• **TASK TO CARRY OUT**
Copy each of the entries below faithfully, setting aside any pictures.
>>>>>
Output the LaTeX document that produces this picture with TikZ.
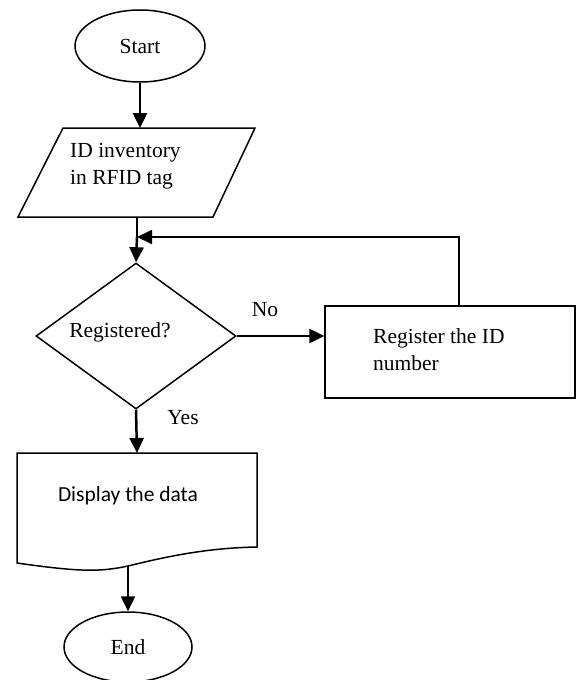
\documentclass[tikz,border=0pt]{standalone}
\usepackage{fontspec}
\setmainfont{Liberation Serif}
\newfontfamily\calib{Carlito}
\usetikzlibrary{shapes.geometric,arrows.meta,calc}
\begin{document}
\begin{tikzpicture}[x=1pt,y=-1pt,
  shp/.style={draw,line width=1.5pt,inner sep=0pt},
  conn/.style={line width=2.5pt,-{Triangle[length=15pt,width=14pt]}},
  plain/.style={line width=2pt},
  txt/.style={font=\fontsize{21.5}{27}\selectfont,inner sep=0pt,align=left}]
\useasboundingbox (0,0) rectangle (576,680);
% shapes
\node[shp,ellipse,minimum width=130pt,minimum height=72pt] (start) at (140,46) {};
\node[txt] (starttxt) at (140,46) {Start};
\draw[line width=1.5pt] (63,128) -- (255,128) -- (213,217) -- (18,217) -- cycle;
\coordinate (inptop) at (140,128);
\coordinate (inpbot) at (137,217);
\node[txt,anchor=west] (inptxt) at (70,166) {ID inventory\\in RFID tag};
\node[shp,diamond,minimum width=200pt,minimum height=146pt,aspect=1.37] (dia) at (136,336) {};
\node[txt] (diatxt) at (120,332) {Registered?};
\node[shp,rectangle,minimum width=250pt,minimum height=92pt] (reg) at (450,352) {};
\node[txt,anchor=west] (regtxt) at (373,350) {Register the ID\\number};
\draw[line width=1.5pt] (17,453) -- (257,453) -- (257,547)
   .. controls (205,548) and (165,557) .. (128,566)
   .. controls (100,572) and (80,572) .. (17,563) -- cycle;
\coordinate (doctop) at (137,453);
\coordinate (docbot) at (128,566);
\node[txt,font=\calib\fontsize{21.5}{26}\selectfont] (doctxt) at (128,496) {Display the data};
\node[shp,ellipse,minimum width=128pt,minimum height=70pt] (end) at (128,647) {};
\node[txt] (endtxt) at (128,647) {End};
% labels
\node[txt] (no) at (265,310) {No};
\node[txt] (yes) at (183,418) {Yes};
% connectors
\coordinate (join) at (137,237);
\draw[conn] (start.south) -- (inptop);
\draw[plain] (inpbot) -- (join);
\draw[conn] (join) -- (dia.north);
\draw[conn] (dia.east) -- (dia.east -| reg.west);
\draw[plain,line width=1.8pt,-{Triangle[length=15pt,width=14pt]}] ([xshift=9pt]reg.north) |- (join);
\draw[conn] (dia.south) -- (doctop);
\draw[conn] (docbot) -- (end.north);
\end{tikzpicture}
\end{document}
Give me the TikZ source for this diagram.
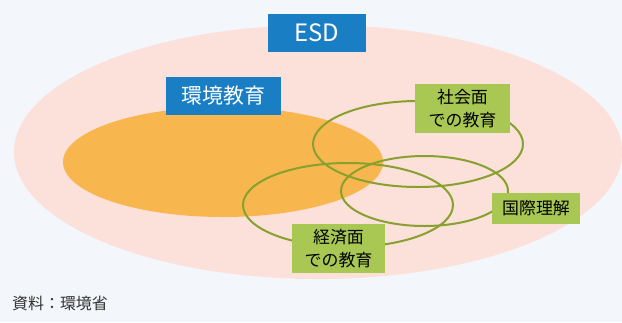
\documentclass[tikz,border=0pt]{standalone}
\usepackage{fontspec}
\newfontfamily\jp{Noto Sans CJK JP}
\definecolor{bgc}{HTML}{F3F6FB}
\definecolor{pinkc}{HTML}{FCE0DA}
\definecolor{orangec}{HTML}{F8B74E}
\definecolor{bluec}{HTML}{1A7EC4}
\definecolor{greenbox}{HTML}{A8C853}
\definecolor{greenline}{HTML}{87A12F}
\tikzset{
  bluebox/.style={fill=bluec, text=white, inner sep=0pt, font=\jp},
  greenlbl/.style={fill=greenbox, text=black, inner sep=0pt, align=center, font=\jp\fontsize{17}{23}\selectfont},
  ring/.style={draw=greenline, line width=2bp}
}
\begin{document}
\begin{tikzpicture}[x=1bp,y=-1bp]
\useasboundingbox (0,0) rectangle (622,322);
\fill[bgc] (0,0) rectangle (622,322);
\begin{scope}
\clip (0,0) rectangle (622,322);
\fill[pinkc] (318,152) ellipse [x radius=304, y radius=127];
\end{scope}
\fill[orangec] (223,162) ellipse [x radius=160, y radius=55];
\node[bluebox, minimum width=98bp, minimum height=38bp, font=\jp\fontsize{24}{28}\selectfont] (esd) at (317,33) {ESD};
\node[bluebox, minimum width=115bp, minimum height=38bp, font=\jp\fontsize{21}{25}\selectfont] (kankyo) at (223.5,96) {環境教育};
\draw[ring] (418,144) ellipse [x radius=105, y radius=43];
\draw[ring] (348,205) ellipse [x radius=105, y radius=42];
\draw[ring] (424.5,191) ellipse [x radius=83.5, y radius=35];
\node[greenlbl, minimum width=95bp, minimum height=49bp] (shakai) at (462.5,108.5) {社会面\\での教育};
\node[greenlbl, minimum width=88bp, minimum height=31bp] (kokusai) at (536,208.5) {国際理解};
\node[greenlbl, minimum width=93bp, minimum height=49bp] (keizai) at (338.5,248.5) {経済面\\での教育};
\node[anchor=west, inner sep=0pt, text=black!80, font=\jp\fontsize{16}{19}\selectfont] (src) at (12,303) {資料：環境省};
\end{tikzpicture}
\end{document}
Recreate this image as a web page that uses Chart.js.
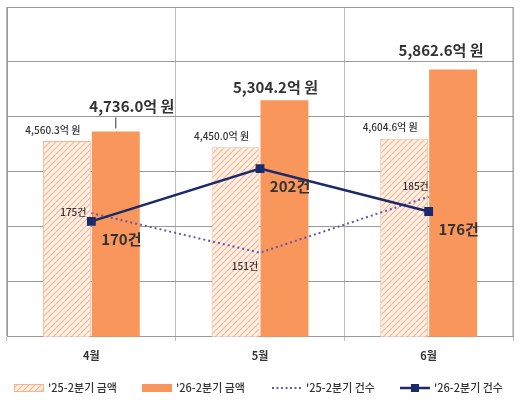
<<<<<
• **FINAL RESULT**
Output the LaTeX document that produces this picture with TikZ.
\documentclass[tikz,border=0pt]{standalone}
\usepackage{fontspec}
\setmainfont{Liberation Serif}
\newfontfamily\calib{Carlito}
\usetikzlibrary{shapes.geometric,arrows.meta,calc}
\begin{document}
\begin{tikzpicture}[x=1pt,y=-1pt,
  shp/.style={draw,line width=1.5pt,inner sep=0pt},
  conn/.style={line width=2.5pt,-{Triangle[length=15pt,width=14pt]}},
  plain/.style={line width=2pt},
  txt/.style={font=\fontsize{21.5}{27}\selectfont,inner sep=0pt,align=left}]
\useasboundingbox (0,0) rectangle (576,680);
% shapes
\node[shp,ellipse,minimum width=130pt,minimum height=72pt] (start) at (140,46) {};
\node[txt] (starttxt) at (140,46) {Start};
\draw[line width=1.5pt] (63,128) -- (255,128) -- (213,217) -- (18,217) -- cycle;
\coordinate (inptop) at (140,128);
\coordinate (inpbot) at (137,217);
\node[txt,anchor=west] (inptxt) at (70,166) {ID inventory\\in RFID tag};
\node[shp,diamond,minimum width=200pt,minimum height=146pt,aspect=1.37] (dia) at (136,336) {};
\node[txt] (diatxt) at (120,332) {Registered?};
\node[shp,rectangle,minimum width=250pt,minimum height=92pt] (reg) at (450,352) {};
\node[txt,anchor=west] (regtxt) at (373,350) {Register the ID\\number};
\draw[line width=1.5pt] (17,453) -- (257,453) -- (257,547)
   .. controls (205,548) and (165,557) .. (128,566)
   .. controls (100,572) and (80,572) .. (17,563) -- cycle;
\coordinate (doctop) at (137,453);
\coordinate (docbot) at (128,566);
\node[txt,font=\calib\fontsize{21.5}{26}\selectfont] (doctxt) at (128,496) {Display the data};
\node[shp,ellipse,minimum width=128pt,minimum height=70pt] (end) at (128,647) {};
\node[txt] (endtxt) at (128,647) {End};
% labels
\node[txt] (no) at (265,310) {No};
\node[txt] (yes) at (183,418) {Yes};
% connectors
\coordinate (join) at (137,237);
\draw[conn] (start.south) -- (inptop);
\draw[plain] (inpbot) -- (join);
\draw[conn] (join) -- (dia.north);
\draw[conn] (dia.east) -- (dia.east -| reg.west);
\draw[plain,line width=1.8pt,-{Triangle[length=15pt,width=14pt]}] ([xshift=9pt]reg.north) |- (join);
\draw[conn] (dia.south) -- (doctop);
\draw[conn] (docbot) -- (end.north);
\end{tikzpicture}
\end{document}
Give me the TikZ source for this diagram.
\documentclass[tikz,border=0pt]{standalone}
\usepackage{fontspec}
\newfontfamily\jp{Noto Sans CJK JP}
\definecolor{bgc}{HTML}{F3F6FB}
\definecolor{pinkc}{HTML}{FCE0DA}
\definecolor{orangec}{HTML}{F8B74E}
\definecolor{bluec}{HTML}{1A7EC4}
\definecolor{greenbox}{HTML}{A8C853}
\definecolor{greenline}{HTML}{87A12F}
\tikzset{
  bluebox/.style={fill=bluec, text=white, inner sep=0pt, font=\jp},
  greenlbl/.style={fill=greenbox, text=black, inner sep=0pt, align=center, font=\jp\fontsize{17}{23}\selectfont},
  ring/.style={draw=greenline, line width=2bp}
}
\begin{document}
\begin{tikzpicture}[x=1bp,y=-1bp]
\useasboundingbox (0,0) rectangle (622,322);
\fill[bgc] (0,0) rectangle (622,322);
\begin{scope}
\clip (0,0) rectangle (622,322);
\fill[pinkc] (318,152) ellipse [x radius=304, y radius=127];
\end{scope}
\fill[orangec] (223,162) ellipse [x radius=160, y radius=55];
\node[bluebox, minimum width=98bp, minimum height=38bp, font=\jp\fontsize{24}{28}\selectfont] (esd) at (317,33) {ESD};
\node[bluebox, minimum width=115bp, minimum height=38bp, font=\jp\fontsize{21}{25}\selectfont] (kankyo) at (223.5,96) {環境教育};
\draw[ring] (418,144) ellipse [x radius=105, y radius=43];
\draw[ring] (348,205) ellipse [x radius=105, y radius=42];
\draw[ring] (424.5,191) ellipse [x radius=83.5, y radius=35];
\node[greenlbl, minimum width=95bp, minimum height=49bp] (shakai) at (462.5,108.5) {社会面\\での教育};
\node[greenlbl, minimum width=88bp, minimum height=31bp] (kokusai) at (536,208.5) {国際理解};
\node[greenlbl, minimum width=93bp, minimum height=49bp] (keizai) at (338.5,248.5) {経済面\\での教育};
\node[anchor=west, inner sep=0pt, text=black!80, font=\jp\fontsize{16}{19}\selectfont] (src) at (12,303) {資料：環境省};
\end{tikzpicture}
\end{document}
Recreate this image as a web page that uses Chart.js.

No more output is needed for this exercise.